2019 Bottle Logic El Duende
The evening's final beer was the 2019 Bottle Logic El Duende, an horchata-inspired bourbon barrel-aged imperial stout with Saigon and Ceylon cinnamon, lactose, and Madagascar vanilla. Bouquet of spicy cinnamon layered over a base of roasty chocolate. As for the palate, I found it soft and smooth, with more hot-spicy notes mixed with chocolate, hints of vanilla, and light barrel. A fitting dessert beer.

Cordero BBQ
Cordero BBQ [$4.00] | Shredded lamb, beans, dried chipotle sauce, lamb broth
A barbacoa-inspired preparation of lamb displayed a wonderful spice and depth, and meshed beautifully with the beans while onions provided a touch of levity. Interestingly, the taco also came with a shot of hearty, homey lamb broth.

Media Luna
Media Luna (Cut Open)
Media Luna [$6.00] | Crispy taco, Shrimp, scallops, morita aioli, herbs, shrimp consomme
The meal ended with another favorite of mine. The taco really did a wonderful job conveying the sweetness and brine of the seafood, and I loved how well that played with the dish's herbs and smoky heat. Its sheer crunchiness was a joy, too. And if that wasn't enough, the taco also came with a small cup of super intense, spicy shrimp consommé.
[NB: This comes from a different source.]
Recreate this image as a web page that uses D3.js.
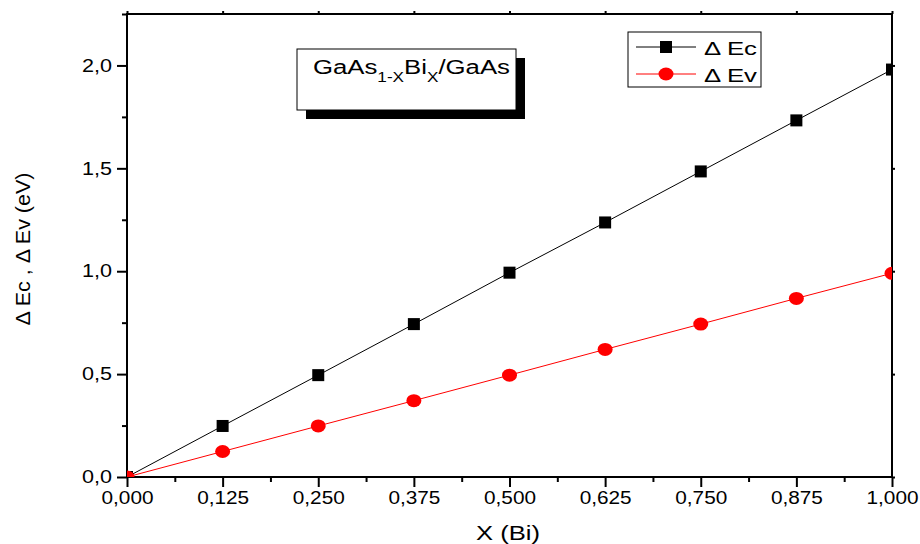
<!DOCTYPE html>
<html>
<head>
<meta charset="utf-8">
<script src="https://cdn.jsdelivr.net/npm/d3@7"></script>
<style>
  body { margin: 0; background: #fff; }
  text { font-family: "Liberation Sans", Arial, sans-serif; }
</style>
</head>
<body>
<div id="chart"></div>
<script>
// data
const xValues = [0, 0.125, 0.25, 0.375, 0.5, 0.625, 0.75, 0.875, 1.0];
const deltaEc = [0, 0.248, 0.495, 0.743, 0.993, 1.237, 1.485, 1.733, 1.98];
const deltaEv = [0, 0.124, 0.248, 0.371, 0.495, 0.62, 0.743, 0.868, 0.99];
const xTicks = [0, 0.125, 0.25, 0.375, 0.5, 0.625, 0.75, 0.875, 1.0];
const yTicks = [0, 0.5, 1.0, 1.5, 2.0];

const W = 920, H = 544;
const margin = { top: 14, right: 28, bottom: 67, left: 127 },
  width = W - margin.left - margin.right,
  height = H - margin.top - margin.bottom;

const svg = d3.select('#chart').append('svg')
  .attr('width', W).attr('height', H);

const x = d3.scaleLinear().domain([0, 1]).range([0, width]);
const y = d3.scaleLinear().domain([0, 2.25]).range([height, 0]);

const g = svg.append('g').attr('transform', `translate(${margin.left} ${margin.top})`);

const fmtX = v => d3.format('.3f')(v).replace('.', ',');
const fmtY = v => d3.format('.1f')(v).replace('.', ',');

// minor ticks
const xMinor = d3.range(0, 17).map(i => i / 16).filter(v => !xTicks.includes(v));
const yMinor = [0.25, 0.75, 1.25, 1.75, 2.25];

// bottom axis
g.append('g').attr('class', 'xaxis').attr('transform', `translate(0 ${height})`)
  .call(d3.axisBottom(x).tickValues(xTicks).tickFormat(fmtX).tickSize(10).tickPadding(4));
g.append('g').attr('transform', `translate(0 ${height})`)
  .call(d3.axisBottom(x).tickValues(xMinor).tickFormat('').tickSize(5));

// left axis
g.append('g').attr('class', 'yaxis')
  .call(d3.axisLeft(y).tickValues(yTicks).tickFormat(fmtY).tickSize(10).tickPadding(5));
g.append('g')
  .call(d3.axisLeft(y).tickValues(yMinor).tickFormat('').tickSize(5));

// top and right axes, ticks only
g.append('g').call(d3.axisTop(x).tickValues(xTicks).tickFormat('').tickSize(3));
g.append('g').attr('transform', `translate(${width} 0)`)
  .call(d3.axisRight(y).tickValues(yTicks).tickFormat('').tickSize(3));

g.selectAll('.domain').attr('stroke', 'none');
g.selectAll('.tick line').attr('stroke', '#000').attr('stroke-width', 2);
g.selectAll('.tick text').attr('font-size', 18).attr('fill', '#000')
  .attr('font-family', '"Liberation Sans", Arial, sans-serif')
  .attr('lengthAdjust', 'spacingAndGlyphs');
// the original lettering is a little wider than Liberation Sans
g.selectAll('.xaxis .tick text').attr('textLength', 52);
g.selectAll('.yaxis .tick text').attr('textLength', 30);

// frame
g.append('rect')
  .attr('width', width).attr('height', height)
  .attr('fill', 'none').attr('stroke', '#000').attr('stroke-width', 2);

// series
g.append('clipPath').attr('id', 'clip')
  .append('rect').attr('width', width).attr('height', height);

const series = [
  { name: 'Ec', values: deltaEc, color: '#000', shape: 'square' },
  { name: 'Ev', values: deltaEv, color: '#ff0000', shape: 'circle' }
];

const line = d3.line().x(d => x(d[0])).y(d => y(d[1]));

const plot = g.append('g').attr('clip-path', 'url(#clip)');

series.forEach(s => {
  const pts = xValues.map((v, i) => [v, s.values[i]]);
  plot.append('path')
    .attr('d', line(pts))
    .attr('fill', 'none')
    .attr('stroke', s.color)
    .attr('stroke-width', 1);
  if (s.shape === 'square') {
    plot.selectAll(null).data(pts).enter().append('rect')
      .attr('x', d => x(d[0]) - 6).attr('y', d => y(d[1]) - 6)
      .attr('width', 12).attr('height', 12)
      .attr('fill', s.color);
  } else {
    plot.selectAll(null).data(pts).enter().append('ellipse')
      .attr('cx', d => x(d[0])).attr('cy', d => y(d[1]))
      .attr('rx', 7.5).attr('ry', 6.5)
      .attr('fill', s.color);
  }
});

// axis titles
svg.append('text')
  .attr('x', 508).attr('y', 540)
  .attr('text-anchor', 'middle').attr('font-size', 21)
  .attr('textLength', 64).attr('lengthAdjust', 'spacingAndGlyphs')
  .text('X (Bi)');

svg.append('text')
  .attr('transform', 'translate(30 249) rotate(-90)')
  .attr('text-anchor', 'middle').attr('font-size', 20)
  .attr('textLength', 153).attr('lengthAdjust', 'spacingAndGlyphs')
  .text('\u0394 Ec , \u0394 Ev  (eV)');

// title box with shadow
svg.append('rect').attr('x', 306).attr('y', 58).attr('width', 219).attr('height', 61).attr('fill', '#000');
svg.append('rect').attr('x', 297).attr('y', 49).attr('width', 219).attr('height', 61)
  .attr('fill', '#fff').attr('stroke', '#000').attr('stroke-width', 1);
const titleG = svg.append('g');
const title = titleG.append('text').attr('x', 0).attr('y', 0).attr('font-size', 21);
title.append('tspan').text('GaAs');
title.append('tspan').attr('font-size', 14).attr('dy', 8).text('1-X');
title.append('tspan').attr('dy', -8).text('Bi');
title.append('tspan').attr('font-size', 14).attr('dy', 8).text('X');
title.append('tspan').attr('dy', -8).text('/GaAs');
const tw = title.node().getBBox().width;
titleG.attr('transform', `translate(313 74) scale(${197 / tw} 1)`);

// legend
const legend = svg.append('g');
legend.append('rect').attr('x', 628).attr('y', 32).attr('width', 133).attr('height', 55)
  .attr('fill', '#fff').attr('stroke', '#000').attr('stroke-width', 1);
series.forEach((s, i) => {
  const ly = 47 + i * 27;
  legend.append('line').attr('x1', 636).attr('x2', 696).attr('y1', ly).attr('y2', ly)
    .attr('stroke', s.color).attr('stroke-width', 1);
  if (s.shape === 'square') {
    legend.append('rect').attr('x', 660).attr('y', ly - 6).attr('width', 12).attr('height', 12).attr('fill', s.color);
  } else {
    legend.append('ellipse').attr('cx', 666).attr('cy', ly).attr('rx', 7.5).attr('ry', 6.5).attr('fill', s.color);
  }
  legend.append('text').attr('x', 704).attr('y', ly + 8).attr('font-size', 19)
    .attr('textLength', 53).attr('lengthAdjust', 'spacingAndGlyphs')
    .text('\u0394 ' + s.name);
});
</script>
</body>
</html>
Not only was our meal enjoyable, it showed a lot of promise as well. Carrasco's wide-ranging skills and experiences are evident in the food, which is rooted in Mexican culinary tradition, but also incorporates unexpected elements. I'm excited to see what's to come, and there's a lot. He hopes to expand the menu with more unconventional offerings such as tacos árabes from Puebla, and wants to add dessert in the form of housemade churros and ice cream. He's even thinking about implementing an all-you-can-eat "Taco Tuesday" offering as well. However, that all pales in comparison with the Chef's "taco omakase," a five-course, reservations-required degustation held in a special area of the restaurant near the kitchen. Think tacos with bone marrow, chapulines, epazote, even a combination of camembert/honey/guava. That experience commenced on September 10th, so I'll definitely plan to be back for it.